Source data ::
— start —

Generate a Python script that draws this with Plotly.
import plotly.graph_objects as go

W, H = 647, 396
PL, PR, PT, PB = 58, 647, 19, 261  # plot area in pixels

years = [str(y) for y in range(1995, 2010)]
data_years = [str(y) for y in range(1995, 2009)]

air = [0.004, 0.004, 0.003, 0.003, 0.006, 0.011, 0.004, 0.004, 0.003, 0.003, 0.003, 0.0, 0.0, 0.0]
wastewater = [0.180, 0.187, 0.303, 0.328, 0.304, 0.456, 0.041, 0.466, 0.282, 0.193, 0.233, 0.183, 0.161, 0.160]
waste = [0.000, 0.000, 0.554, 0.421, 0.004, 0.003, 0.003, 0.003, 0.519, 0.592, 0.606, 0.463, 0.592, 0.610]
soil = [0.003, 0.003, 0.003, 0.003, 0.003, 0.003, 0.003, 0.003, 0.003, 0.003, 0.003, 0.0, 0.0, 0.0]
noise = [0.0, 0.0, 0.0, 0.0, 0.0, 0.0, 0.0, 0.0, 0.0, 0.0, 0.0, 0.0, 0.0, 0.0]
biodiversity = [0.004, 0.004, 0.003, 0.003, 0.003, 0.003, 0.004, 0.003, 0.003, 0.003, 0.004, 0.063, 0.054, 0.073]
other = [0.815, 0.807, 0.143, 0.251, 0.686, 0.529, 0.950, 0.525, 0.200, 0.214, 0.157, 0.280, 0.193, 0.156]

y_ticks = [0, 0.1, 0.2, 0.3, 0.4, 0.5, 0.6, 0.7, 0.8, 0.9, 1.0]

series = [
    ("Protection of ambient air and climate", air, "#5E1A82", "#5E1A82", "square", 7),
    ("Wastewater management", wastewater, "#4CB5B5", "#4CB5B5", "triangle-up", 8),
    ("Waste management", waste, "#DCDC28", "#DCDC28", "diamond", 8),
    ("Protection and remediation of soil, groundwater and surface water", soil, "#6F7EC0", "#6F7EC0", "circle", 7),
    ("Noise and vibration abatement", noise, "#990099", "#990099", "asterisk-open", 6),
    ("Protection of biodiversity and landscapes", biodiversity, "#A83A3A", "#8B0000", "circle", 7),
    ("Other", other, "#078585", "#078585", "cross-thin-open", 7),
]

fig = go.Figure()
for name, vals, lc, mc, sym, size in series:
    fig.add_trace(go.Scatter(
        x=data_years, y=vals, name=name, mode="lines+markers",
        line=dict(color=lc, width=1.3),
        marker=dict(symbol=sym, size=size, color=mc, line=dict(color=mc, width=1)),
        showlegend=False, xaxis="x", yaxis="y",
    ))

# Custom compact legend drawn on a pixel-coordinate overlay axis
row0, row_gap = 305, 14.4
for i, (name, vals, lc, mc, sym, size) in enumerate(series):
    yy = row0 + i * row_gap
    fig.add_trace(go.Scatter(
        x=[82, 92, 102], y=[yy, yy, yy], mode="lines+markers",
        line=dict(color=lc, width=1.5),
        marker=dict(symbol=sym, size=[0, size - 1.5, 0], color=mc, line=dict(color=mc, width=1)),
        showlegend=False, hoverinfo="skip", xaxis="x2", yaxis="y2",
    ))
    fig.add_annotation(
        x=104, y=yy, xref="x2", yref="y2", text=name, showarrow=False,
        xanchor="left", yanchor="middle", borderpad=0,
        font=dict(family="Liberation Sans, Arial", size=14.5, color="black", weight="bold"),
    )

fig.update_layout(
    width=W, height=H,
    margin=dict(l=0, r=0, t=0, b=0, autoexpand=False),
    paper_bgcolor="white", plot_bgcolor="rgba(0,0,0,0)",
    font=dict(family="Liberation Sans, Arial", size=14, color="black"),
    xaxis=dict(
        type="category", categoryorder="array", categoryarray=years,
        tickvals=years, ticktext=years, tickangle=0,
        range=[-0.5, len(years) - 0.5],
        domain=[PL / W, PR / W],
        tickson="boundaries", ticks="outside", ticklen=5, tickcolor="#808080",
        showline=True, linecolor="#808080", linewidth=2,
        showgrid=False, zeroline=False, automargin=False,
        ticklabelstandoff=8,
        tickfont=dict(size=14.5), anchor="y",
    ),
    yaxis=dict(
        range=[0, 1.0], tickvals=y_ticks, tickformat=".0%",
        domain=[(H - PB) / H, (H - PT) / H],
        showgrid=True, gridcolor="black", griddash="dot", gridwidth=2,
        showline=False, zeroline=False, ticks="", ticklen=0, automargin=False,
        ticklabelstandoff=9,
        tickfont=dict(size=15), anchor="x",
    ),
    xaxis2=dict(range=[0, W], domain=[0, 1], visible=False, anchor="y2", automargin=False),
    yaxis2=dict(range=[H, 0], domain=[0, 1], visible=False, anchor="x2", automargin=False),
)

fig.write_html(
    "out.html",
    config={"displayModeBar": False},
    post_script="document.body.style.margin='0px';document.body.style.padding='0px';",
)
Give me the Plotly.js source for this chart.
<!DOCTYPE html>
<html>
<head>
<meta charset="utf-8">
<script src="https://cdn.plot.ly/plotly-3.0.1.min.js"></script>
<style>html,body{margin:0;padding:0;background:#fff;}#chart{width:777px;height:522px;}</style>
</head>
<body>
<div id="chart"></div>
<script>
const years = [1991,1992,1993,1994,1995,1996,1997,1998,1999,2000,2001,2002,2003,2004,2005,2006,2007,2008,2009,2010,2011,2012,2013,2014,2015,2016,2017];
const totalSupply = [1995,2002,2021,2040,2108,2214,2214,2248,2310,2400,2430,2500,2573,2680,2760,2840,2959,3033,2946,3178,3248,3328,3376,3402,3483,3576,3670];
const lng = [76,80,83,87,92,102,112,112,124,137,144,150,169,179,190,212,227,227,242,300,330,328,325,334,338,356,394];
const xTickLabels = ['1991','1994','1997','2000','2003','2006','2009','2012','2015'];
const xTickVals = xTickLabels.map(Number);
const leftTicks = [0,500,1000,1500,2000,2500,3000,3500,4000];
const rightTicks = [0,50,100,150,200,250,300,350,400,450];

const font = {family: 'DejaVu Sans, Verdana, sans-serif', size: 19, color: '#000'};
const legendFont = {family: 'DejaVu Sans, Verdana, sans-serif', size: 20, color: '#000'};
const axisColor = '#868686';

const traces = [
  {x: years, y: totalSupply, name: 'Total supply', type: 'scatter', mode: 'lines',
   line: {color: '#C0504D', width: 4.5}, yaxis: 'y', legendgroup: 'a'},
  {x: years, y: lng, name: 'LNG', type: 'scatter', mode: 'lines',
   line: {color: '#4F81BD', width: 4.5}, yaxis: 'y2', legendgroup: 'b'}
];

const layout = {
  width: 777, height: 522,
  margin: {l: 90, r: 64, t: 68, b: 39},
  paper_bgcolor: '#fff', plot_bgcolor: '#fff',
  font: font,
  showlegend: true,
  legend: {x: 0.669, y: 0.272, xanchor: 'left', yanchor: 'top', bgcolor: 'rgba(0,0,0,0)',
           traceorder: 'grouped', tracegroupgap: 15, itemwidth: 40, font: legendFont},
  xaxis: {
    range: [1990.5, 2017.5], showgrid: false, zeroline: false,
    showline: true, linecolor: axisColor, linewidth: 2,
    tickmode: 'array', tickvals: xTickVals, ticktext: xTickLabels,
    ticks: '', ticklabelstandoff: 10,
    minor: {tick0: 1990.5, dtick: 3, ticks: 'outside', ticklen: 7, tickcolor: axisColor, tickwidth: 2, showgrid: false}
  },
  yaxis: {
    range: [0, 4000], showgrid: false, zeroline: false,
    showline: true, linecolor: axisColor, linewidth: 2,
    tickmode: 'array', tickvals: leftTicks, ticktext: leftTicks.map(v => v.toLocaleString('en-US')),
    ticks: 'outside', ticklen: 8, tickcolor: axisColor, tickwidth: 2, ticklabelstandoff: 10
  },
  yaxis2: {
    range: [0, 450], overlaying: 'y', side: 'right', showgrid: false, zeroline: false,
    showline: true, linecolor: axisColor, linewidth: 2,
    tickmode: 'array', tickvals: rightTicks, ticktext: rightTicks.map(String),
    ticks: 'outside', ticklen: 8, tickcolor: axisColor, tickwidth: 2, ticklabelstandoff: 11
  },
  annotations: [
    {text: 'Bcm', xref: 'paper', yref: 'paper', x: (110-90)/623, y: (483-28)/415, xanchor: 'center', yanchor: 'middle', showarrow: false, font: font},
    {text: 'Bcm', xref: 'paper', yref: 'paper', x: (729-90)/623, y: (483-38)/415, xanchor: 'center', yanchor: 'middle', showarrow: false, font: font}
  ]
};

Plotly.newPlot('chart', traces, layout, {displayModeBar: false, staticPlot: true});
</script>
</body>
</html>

— end —

WORK TO DO :: Word for word, quote the lines of the material from the first line through the line with "data_years = [str(y)", both ends included.

CORRECT OUTPUT ::
Generate a Python script that draws this with Plotly.
import plotly.graph_objects as go

W, H = 647, 396
PL, PR, PT, PB = 58, 647, 19, 261  # plot area in pixels

years = [str(y) for y in range(1995, 2010)]
data_years = [str(y) for y in range(1995, 2009)]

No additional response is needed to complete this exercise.